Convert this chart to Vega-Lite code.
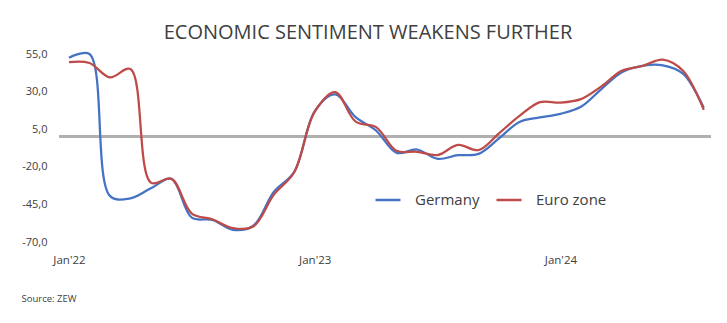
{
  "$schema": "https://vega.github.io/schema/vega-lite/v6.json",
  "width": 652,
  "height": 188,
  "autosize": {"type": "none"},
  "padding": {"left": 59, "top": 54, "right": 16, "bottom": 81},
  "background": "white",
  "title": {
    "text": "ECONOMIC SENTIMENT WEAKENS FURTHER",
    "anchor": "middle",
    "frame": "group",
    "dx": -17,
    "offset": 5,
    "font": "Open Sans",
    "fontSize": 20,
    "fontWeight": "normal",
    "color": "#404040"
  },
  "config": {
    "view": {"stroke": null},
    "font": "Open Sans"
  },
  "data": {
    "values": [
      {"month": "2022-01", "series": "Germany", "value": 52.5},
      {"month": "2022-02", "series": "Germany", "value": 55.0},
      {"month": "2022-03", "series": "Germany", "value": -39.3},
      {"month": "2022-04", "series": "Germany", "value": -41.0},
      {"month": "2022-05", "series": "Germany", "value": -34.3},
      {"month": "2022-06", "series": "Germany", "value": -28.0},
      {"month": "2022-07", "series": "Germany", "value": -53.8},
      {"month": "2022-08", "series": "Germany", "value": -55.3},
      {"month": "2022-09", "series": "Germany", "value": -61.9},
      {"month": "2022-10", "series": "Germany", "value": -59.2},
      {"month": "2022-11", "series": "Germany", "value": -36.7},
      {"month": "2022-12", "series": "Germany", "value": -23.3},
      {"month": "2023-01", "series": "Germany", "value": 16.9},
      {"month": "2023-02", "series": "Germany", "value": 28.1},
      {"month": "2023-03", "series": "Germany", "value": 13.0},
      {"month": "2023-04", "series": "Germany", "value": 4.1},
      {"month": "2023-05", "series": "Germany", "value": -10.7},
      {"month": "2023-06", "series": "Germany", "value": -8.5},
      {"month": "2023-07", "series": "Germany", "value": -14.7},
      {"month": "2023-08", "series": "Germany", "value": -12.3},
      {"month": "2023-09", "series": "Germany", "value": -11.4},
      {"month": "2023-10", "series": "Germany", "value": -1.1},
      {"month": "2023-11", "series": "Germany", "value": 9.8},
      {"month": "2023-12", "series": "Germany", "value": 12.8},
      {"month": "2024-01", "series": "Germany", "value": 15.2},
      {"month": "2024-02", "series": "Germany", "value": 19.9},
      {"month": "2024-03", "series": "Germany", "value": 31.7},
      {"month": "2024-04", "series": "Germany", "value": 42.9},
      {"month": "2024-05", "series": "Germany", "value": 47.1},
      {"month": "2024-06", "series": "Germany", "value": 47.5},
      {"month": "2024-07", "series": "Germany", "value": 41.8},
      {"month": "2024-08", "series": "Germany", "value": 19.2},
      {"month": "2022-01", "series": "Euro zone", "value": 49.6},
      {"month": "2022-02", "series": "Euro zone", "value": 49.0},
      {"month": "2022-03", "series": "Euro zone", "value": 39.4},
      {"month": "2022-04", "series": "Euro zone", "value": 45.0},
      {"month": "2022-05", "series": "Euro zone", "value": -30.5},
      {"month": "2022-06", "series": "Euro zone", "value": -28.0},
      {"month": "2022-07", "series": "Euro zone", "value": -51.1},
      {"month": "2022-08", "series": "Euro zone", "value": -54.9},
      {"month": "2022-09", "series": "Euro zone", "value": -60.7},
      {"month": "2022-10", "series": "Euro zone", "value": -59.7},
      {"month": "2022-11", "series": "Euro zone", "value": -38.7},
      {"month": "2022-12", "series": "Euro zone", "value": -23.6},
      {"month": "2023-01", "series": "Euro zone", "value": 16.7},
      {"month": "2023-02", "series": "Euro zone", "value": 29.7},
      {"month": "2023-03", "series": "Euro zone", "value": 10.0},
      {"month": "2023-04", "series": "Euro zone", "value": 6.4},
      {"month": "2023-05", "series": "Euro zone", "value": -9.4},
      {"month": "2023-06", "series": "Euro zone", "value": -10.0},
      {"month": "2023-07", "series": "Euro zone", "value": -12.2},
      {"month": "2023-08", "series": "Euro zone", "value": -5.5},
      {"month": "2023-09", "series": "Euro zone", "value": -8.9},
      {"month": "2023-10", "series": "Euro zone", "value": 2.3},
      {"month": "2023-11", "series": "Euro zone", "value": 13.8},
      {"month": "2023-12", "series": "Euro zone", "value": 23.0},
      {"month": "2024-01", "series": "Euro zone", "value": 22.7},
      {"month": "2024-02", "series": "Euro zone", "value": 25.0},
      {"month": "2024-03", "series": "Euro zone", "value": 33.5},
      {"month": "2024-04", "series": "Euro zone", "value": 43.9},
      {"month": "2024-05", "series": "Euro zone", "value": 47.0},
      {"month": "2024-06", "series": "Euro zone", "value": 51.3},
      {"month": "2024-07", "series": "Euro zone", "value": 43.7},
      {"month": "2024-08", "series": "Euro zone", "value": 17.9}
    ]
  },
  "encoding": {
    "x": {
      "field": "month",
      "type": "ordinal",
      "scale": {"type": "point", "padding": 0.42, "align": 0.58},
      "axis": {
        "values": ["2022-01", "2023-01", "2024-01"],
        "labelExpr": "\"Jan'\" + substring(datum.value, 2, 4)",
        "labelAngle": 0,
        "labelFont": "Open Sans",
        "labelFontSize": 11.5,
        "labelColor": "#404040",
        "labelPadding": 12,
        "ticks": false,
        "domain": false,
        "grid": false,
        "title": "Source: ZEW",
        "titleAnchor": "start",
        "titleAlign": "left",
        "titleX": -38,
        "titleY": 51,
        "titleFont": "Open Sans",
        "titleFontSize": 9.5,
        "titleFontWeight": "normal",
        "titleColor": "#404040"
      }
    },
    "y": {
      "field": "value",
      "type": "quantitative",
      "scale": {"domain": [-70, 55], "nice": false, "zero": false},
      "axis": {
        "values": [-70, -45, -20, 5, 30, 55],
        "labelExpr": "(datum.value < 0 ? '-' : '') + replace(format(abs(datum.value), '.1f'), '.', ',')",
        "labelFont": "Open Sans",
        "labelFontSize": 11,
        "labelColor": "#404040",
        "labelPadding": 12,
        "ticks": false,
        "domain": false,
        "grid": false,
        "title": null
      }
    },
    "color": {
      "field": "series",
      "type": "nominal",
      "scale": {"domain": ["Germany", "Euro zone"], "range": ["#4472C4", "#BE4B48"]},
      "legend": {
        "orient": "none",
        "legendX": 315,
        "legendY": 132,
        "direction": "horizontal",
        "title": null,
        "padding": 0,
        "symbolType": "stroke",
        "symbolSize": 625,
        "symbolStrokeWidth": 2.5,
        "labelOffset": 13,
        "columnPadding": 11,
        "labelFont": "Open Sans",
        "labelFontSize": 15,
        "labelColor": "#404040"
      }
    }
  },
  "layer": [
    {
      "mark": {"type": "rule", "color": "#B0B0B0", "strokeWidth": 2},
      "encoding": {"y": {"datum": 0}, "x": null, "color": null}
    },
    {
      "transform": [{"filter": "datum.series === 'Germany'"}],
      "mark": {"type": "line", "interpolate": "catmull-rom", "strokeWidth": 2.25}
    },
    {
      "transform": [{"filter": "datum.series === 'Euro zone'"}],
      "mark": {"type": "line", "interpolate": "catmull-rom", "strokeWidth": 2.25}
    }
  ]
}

+ + +

→ **Set exercise**
Reproduce the whole listing word for word, setting aside any pictures.

→ **Final answer**
Convert this chart to Vega-Lite code.
{
  "$schema": "https://vega.github.io/schema/vega-lite/v6.json",
  "width": 652,
  "height": 188,
  "autosize": {"type": "none"},
  "padding": {"left": 59, "top": 54, "right": 16, "bottom": 81},
  "background": "white",
  "title": {
    "text": "ECONOMIC SENTIMENT WEAKENS FURTHER",
    "anchor": "middle",
    "frame": "group",
    "dx": -17,
    "offset": 5,
    "font": "Open Sans",
    "fontSize": 20,
    "fontWeight": "normal",
    "color": "#404040"
  },
  "config": {
    "view": {"stroke": null},
    "font": "Open Sans"
  },
  "data": {
    "values": [
      {"month": "2022-01", "series": "Germany", "value": 52.5},
      {"month": "2022-02", "series": "Germany", "value": 55.0},
      {"month": "2022-03", "series": "Germany", "value": -39.3},
      {"month": "2022-04", "series": "Germany", "value": -41.0},
      {"month": "2022-05", "series": "Germany", "value": -34.3},
      {"month": "2022-06", "series": "Germany", "value": -28.0},
      {"month": "2022-07", "series": "Germany", "value": -53.8},
      {"month": "2022-08", "series": "Germany", "value": -55.3},
      {"month": "2022-09", "series": "Germany", "value": -61.9},
      {"month": "2022-10", "series": "Germany", "value": -59.2},
      {"month": "2022-11", "series": "Germany", "value": -36.7},
      {"month": "2022-12", "series": "Germany", "value": -23.3},
      {"month": "2023-01", "series": "Germany", "value": 16.9},
      {"month": "2023-02", "series": "Germany", "value": 28.1},
      {"month": "2023-03", "series": "Germany", "value": 13.0},
      {"month": "2023-04", "series": "Germany", "value": 4.1},
      {"month": "2023-05", "series": "Germany", "value": -10.7},
      {"month": "2023-06", "series": "Germany", "value": -8.5},
      {"month": "2023-07", "series": "Germany", "value": -14.7},
      {"month": "2023-08", "series": "Germany", "value": -12.3},
      {"month": "2023-09", "series": "Germany", "value": -11.4},
      {"month": "2023-10", "series": "Germany", "value": -1.1},
      {"month": "2023-11", "series": "Germany", "value": 9.8},
      {"month": "2023-12", "series": "Germany", "value": 12.8},
      {"month": "2024-01", "series": "Germany", "value": 15.2},
      {"month": "2024-02", "series": "Germany", "value": 19.9},
      {"month": "2024-03", "series": "Germany", "value": 31.7},
      {"month": "2024-04", "series": "Germany", "value": 42.9},
      {"month": "2024-05", "series": "Germany", "value": 47.1},
      {"month": "2024-06", "series": "Germany", "value": 47.5},
      {"month": "2024-07", "series": "Germany", "value": 41.8},
      {"month": "2024-08", "series": "Germany", "value": 19.2},
      {"month": "2022-01", "series": "Euro zone", "value": 49.6},
      {"month": "2022-02", "series": "Euro zone", "value": 49.0},
      {"month": "2022-03", "series": "Euro zone", "value": 39.4},
      {"month": "2022-04", "series": "Euro zone", "value": 45.0},
      {"month": "2022-05", "series": "Euro zone", "value": -30.5},
      {"month": "2022-06", "series": "Euro zone", "value": -28.0},
      {"month": "2022-07", "series": "Euro zone", "value": -51.1},
      {"month": "2022-08", "series": "Euro zone", "value": -54.9},
      {"month": "2022-09", "series": "Euro zone", "value": -60.7},
      {"month": "2022-10", "series": "Euro zone", "value": -59.7},
      {"month": "2022-11", "series": "Euro zone", "value": -38.7},
      {"month": "2022-12", "series": "Euro zone", "value": -23.6},
      {"month": "2023-01", "series": "Euro zone", "value": 16.7},
      {"month": "2023-02", "series": "Euro zone", "value": 29.7},
      {"month": "2023-03", "series": "Euro zone", "value": 10.0},
      {"month": "2023-04", "series": "Euro zone", "value": 6.4},
      {"month": "2023-05", "series": "Euro zone", "value": -9.4},
      {"month": "2023-06", "series": "Euro zone", "value": -10.0},
      {"month": "2023-07", "series": "Euro zone", "value": -12.2},
      {"month": "2023-08", "series": "Euro zone", "value": -5.5},
      {"month": "2023-09", "series": "Euro zone", "value": -8.9},
      {"month": "2023-10", "series": "Euro zone", "value": 2.3},
      {"month": "2023-11", "series": "Euro zone", "value": 13.8},
      {"month": "2023-12", "series": "Euro zone", "value": 23.0},
      {"month": "2024-01", "series": "Euro zone", "value": 22.7},
      {"month": "2024-02", "series": "Euro zone", "value": 25.0},
      {"month": "2024-03", "series": "Euro zone", "value": 33.5},
      {"month": "2024-04", "series": "Euro zone", "value": 43.9},
      {"month": "2024-05", "series": "Euro zone", "value": 47.0},
      {"month": "2024-06", "series": "Euro zone", "value": 51.3},
      {"month": "2024-07", "series": "Euro zone", "value": 43.7},
      {"month": "2024-08", "series": "Euro zone", "value": 17.9}
    ]
  },
  "encoding": {
    "x": {
      "field": "month",
      "type": "ordinal",
      "scale": {"type": "point", "padding": 0.42, "align": 0.58},
      "axis": {
        "values": ["2022-01", "2023-01", "2024-01"],
        "labelExpr": "\"Jan'\" + substring(datum.value, 2, 4)",
        "labelAngle": 0,
        "labelFont": "Open Sans",
        "labelFontSize": 11.5,
        "labelColor": "#404040",
        "labelPadding": 12,
        "ticks": false,
        "domain": false,
        "grid": false,
        "title": "Source: ZEW",
        "titleAnchor": "start",
        "titleAlign": "left",
        "titleX": -38,
        "titleY": 51,
        "titleFont": "Open Sans",
        "titleFontSize": 9.5,
        "titleFontWeight": "normal",
        "titleColor": "#404040"
      }
    },
    "y": {
      "field": "value",
      "type": "quantitative",
      "scale": {"domain": [-70, 55], "nice": false, "zero": false},
      "axis": {
        "values": [-70, -45, -20, 5, 30, 55],
        "labelExpr": "(datum.value < 0 ? '-' : '') + replace(format(abs(datum.value), '.1f'), '.', ',')",
        "labelFont": "Open Sans",
        "labelFontSize": 11,
        "labelColor": "#404040",
        "labelPadding": 12,
        "ticks": false,
        "domain": false,
        "grid": false,
        "title": null
      }
    },
    "color": {
      "field": "series",
      "type": "nominal",
      "scale": {"domain": ["Germany", "Euro zone"], "range": ["#4472C4", "#BE4B48"]},
      "legend": {
        "orient": "none",
        "legendX": 315,
        "legendY": 132,
        "direction": "horizontal",
        "title": null,
        "padding": 0,
        "symbolType": "stroke",
        "symbolSize": 625,
        "symbolStrokeWidth": 2.5,
        "labelOffset": 13,
        "columnPadding": 11,
        "labelFont": "Open Sans",
        "labelFontSize": 15,
        "labelColor": "#404040"
      }
    }
  },
  "layer": [
    {
      "mark": {"type": "rule", "color": "#B0B0B0", "strokeWidth": 2},
      "encoding": {"y": {"datum": 0}, "x": null, "color": null}
    },
    {
      "transform": [{"filter": "datum.series === 'Germany'"}],
      "mark": {"type": "line", "interpolate": "catmull-rom", "strokeWidth": 2.25}
    },
    {
      "transform": [{"filter": "datum.series === 'Euro zone'"}],
      "mark": {"type": "line", "interpolate": "catmull-rom", "strokeWidth": 2.25}
    }
  ]
}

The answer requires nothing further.